Lapid issued a far more clear criticism in his statement, saying, “Israel condemns the attack, and is ready and prepared to provide humanitarian assistance to the citizens of Ukraine.”

Russia’s ambassador to Israel told The Times of Israel on Friday that Moscow “hope[s] that Israel will continue [taking] a wise diplomatic approach.”

The deconfliction mechanism was discussed by Bennett and Russian President Vladimir Putin when they met for talks in Sochi, Russia, last October. A senior Israel official said after the meeting that they had agreed to continue the arrangement.

There were “very wide” talks regarding the situation in Syria aimed at “safeguarding the coordination mechanism,” said Housing Minister Ze’ev Elkin who accompanied Bennett on the trip, at the time.

Former prime minister Benjamin Netanyahu met Putin on multiple occasions to discuss the issue and claimed that their personal relationship was a main factor in maintaining the mechanism.

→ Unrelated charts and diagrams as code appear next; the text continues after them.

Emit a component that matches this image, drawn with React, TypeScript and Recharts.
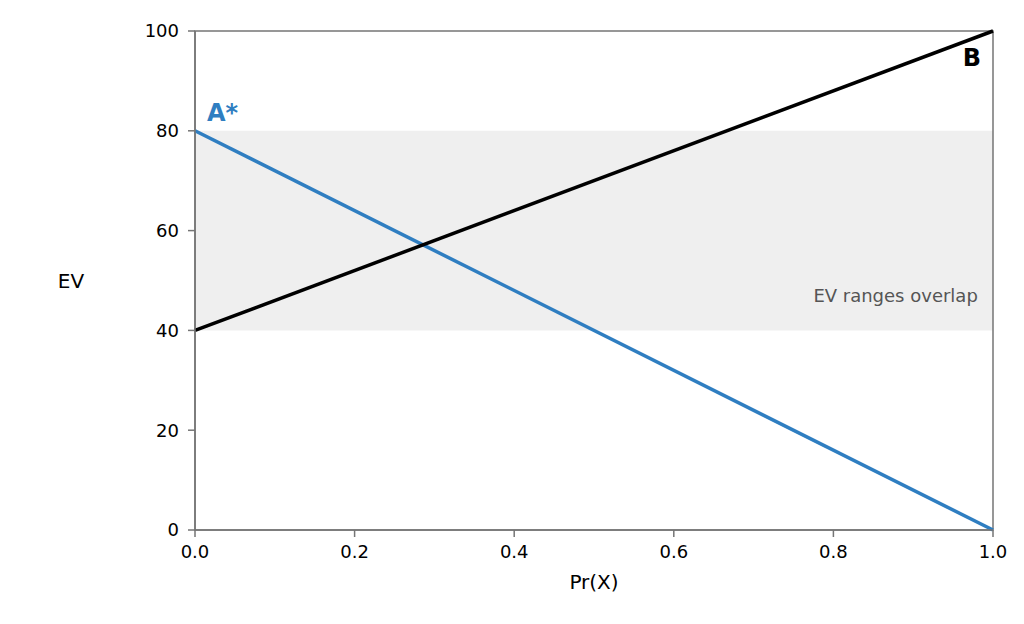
import React from "react";
import {
  LineChart,
  Line,
  XAxis,
  YAxis,
  ReferenceArea,
  ReferenceDot,
} from "recharts";

const probabilities = [0, 1];
const evA = [80, 0];
const evB = [40, 100];
const xTicks = [0, 0.2, 0.4, 0.6, 0.8, 1];
const yTicks = [0, 20, 40, 60, 80, 100];
const overlapRange = [40, 80];

const data = probabilities.map((p, i) => ({ p, a: evA[i], b: evB[i] }));

const FONT = "DejaVu Sans, sans-serif";
const BLUE = "#2f7ec1";
const FRAME = "#757575";

export default function App() {
  return (
    <div style={{ margin: "-8px 0 0 -8px", width: 1024, height: 624 }}>
      <LineChart
        width={1024}
        height={624}
        data={data}
        margin={{ top: 31, right: 31, bottom: 64, left: 135 }}
        style={{ fontFamily: FONT }}
      >
        <ReferenceArea
          y1={overlapRange[0]}
          y2={overlapRange[1]}
          x1={0}
          x2={1}
          fill="#efefef"
          fillOpacity={1}
          stroke="none"
        />
        <XAxis
          dataKey="p"
          type="number"
          domain={[0, 1]}
          ticks={xTicks}
          tickFormatter={(v: number) => v.toFixed(1)}
          height={30}
          tickSize={7}
          tickMargin={8}
          stroke={FRAME}
          strokeWidth={1.5}
          tick={{ fill: "#000", fontSize: 18 }}
          label={{
            content: (props: any) => {
              const vb = props.viewBox;
              return (
                <text
                  x={vb.x + vb.width / 2}
                  y={589}
                  textAnchor="middle"
                  fontSize={20}
                  fill="#000"
                  fontFamily={FONT}
                >
                  Pr(X)
                </text>
              );
            },
          }}
        />
        <YAxis
          type="number"
          domain={[0, 100]}
          ticks={yTicks}
          width={60}
          tickSize={7}
          tickMargin={9}
          stroke={FRAME}
          strokeWidth={1.5}
          tick={{ fill: "#000", fontSize: 18 }}
          label={{
            content: (props: any) => {
              const vb = props.viewBox;
              return (
                <text
                  x={71}
                  y={vb.y + vb.height / 2 + 7}
                  textAnchor="middle"
                  fontSize={20}
                  fill="#000"
                  fontFamily={FONT}
                >
                  EV
                </text>
              );
            },
          }}
        />
        <ReferenceArea
          x1={0}
          x2={1}
          y1={0}
          y2={100}
          fill="none"
          stroke={FRAME}
          strokeWidth={1.5}
        />
        <Line
          dataKey="a"
          stroke={BLUE}
          strokeWidth={3.5}
          dot={false}
          isAnimationActive={false}
        />
        <Line
          dataKey="b"
          stroke="#000"
          strokeWidth={3.5}
          dot={false}
          isAnimationActive={false}
        />
        <ReferenceDot
          x={0.015}
          y={82}
          r={0}
          shape={(props: any) => (
            <text
              x={props.cx}
              y={props.cy}
              fill={BLUE}
              fontSize={24}
              fontWeight="bold"
              fontFamily={FONT}
            >
              A*
            </text>
          )}
        />
        <ReferenceDot
          x={0.985}
          y={93}
          r={0}
          shape={(props: any) => (
            <text
              x={props.cx}
              y={props.cy}
              fill="#000"
              fontSize={24}
              fontWeight="bold"
              textAnchor="end"
              fontFamily={FONT}
            >
              B
            </text>
          )}
        />
        <ReferenceDot
          x={0.981}
          y={45.7}
          r={0}
          shape={(props: any) => (
            <text
              x={props.cx}
              y={props.cy}
              fill="#555"
              fontSize={18}
              textAnchor="end"
              fontFamily={FONT}
            >
              EV ranges overlap
            </text>
          )}
        />
      </LineChart>
    </div>
  );
}
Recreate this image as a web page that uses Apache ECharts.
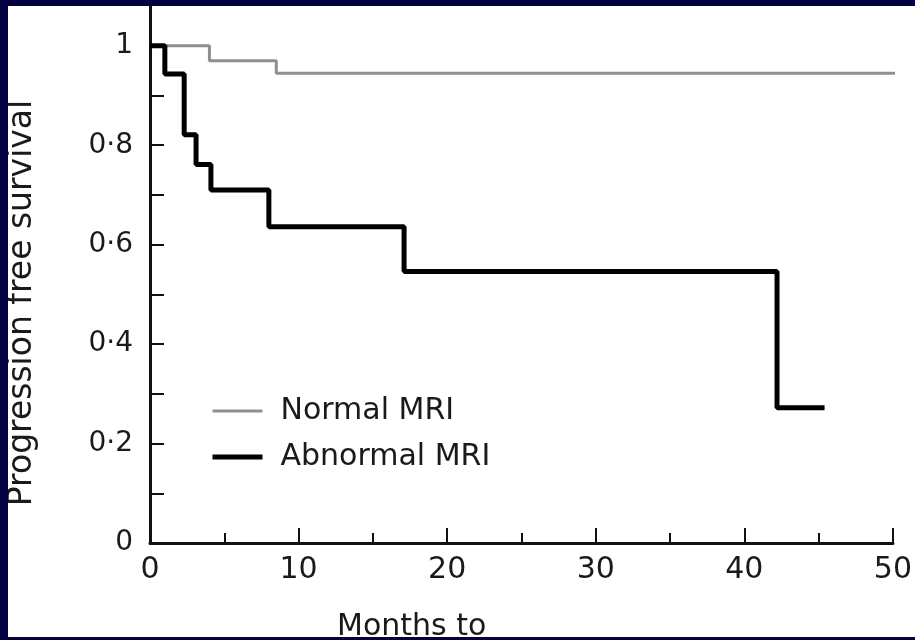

Israel has carried out hundreds of airstrikes inside Syria in the course of the country’s civil war, targeting what it says are arms shipments bound for Lebanon’s Iran-backed Hezbollah terror group, which is fighting alongside Syrian government forces. Israel rarely acknowledges or discusses such operations.

Russia meanwhile, is a close ally of Syria’s Bashar Assad, has forces based and operating in Syria, and provides Syria with air defenses that try and shoot down Israeli jets and missiles.

Israeli officials do not generally discuss the full extent of the coordination, but they stress that the IDF does not seek Russian permission before carrying out operations.

Russian President Vladimir Putin, left, and Prime Minister Naftali Bennett shake hands during their meeting in Sochi, Russia, Friday, Oct. 22, 2021. (Evgeny Biyatov, Sputnik, Kremlin Pool Photo via AP)

The status of the deconfliction hotline has been uncertain since 2018, when a Syrian air defense gunner, aiming for Israeli jets on a bombing run, knocked a Russian military plane out of the sky instead, killing all 15 people on board.

Russia responded by providing Syrian forces with advanced S-300 air defense batteries, which were thought to have the potential to significantly curtail Israel’s freedom of action in the skies over the country.

Moscow maintains state-of-the-art S-400 air defense systems to protect its own assets in Syria, but has never turned them on Israeli planes.

On Thursday, Syrian state media said three Syrian soldiers were killed in an Israeli airstrike near the capital Damascus. The alleged strike came hours after Israel apparently dropped leaflets on Syrian army positions warning that they could be targeted for collaborating with Iran-backed terror group Hezbollah.

Agencies contributed to this report.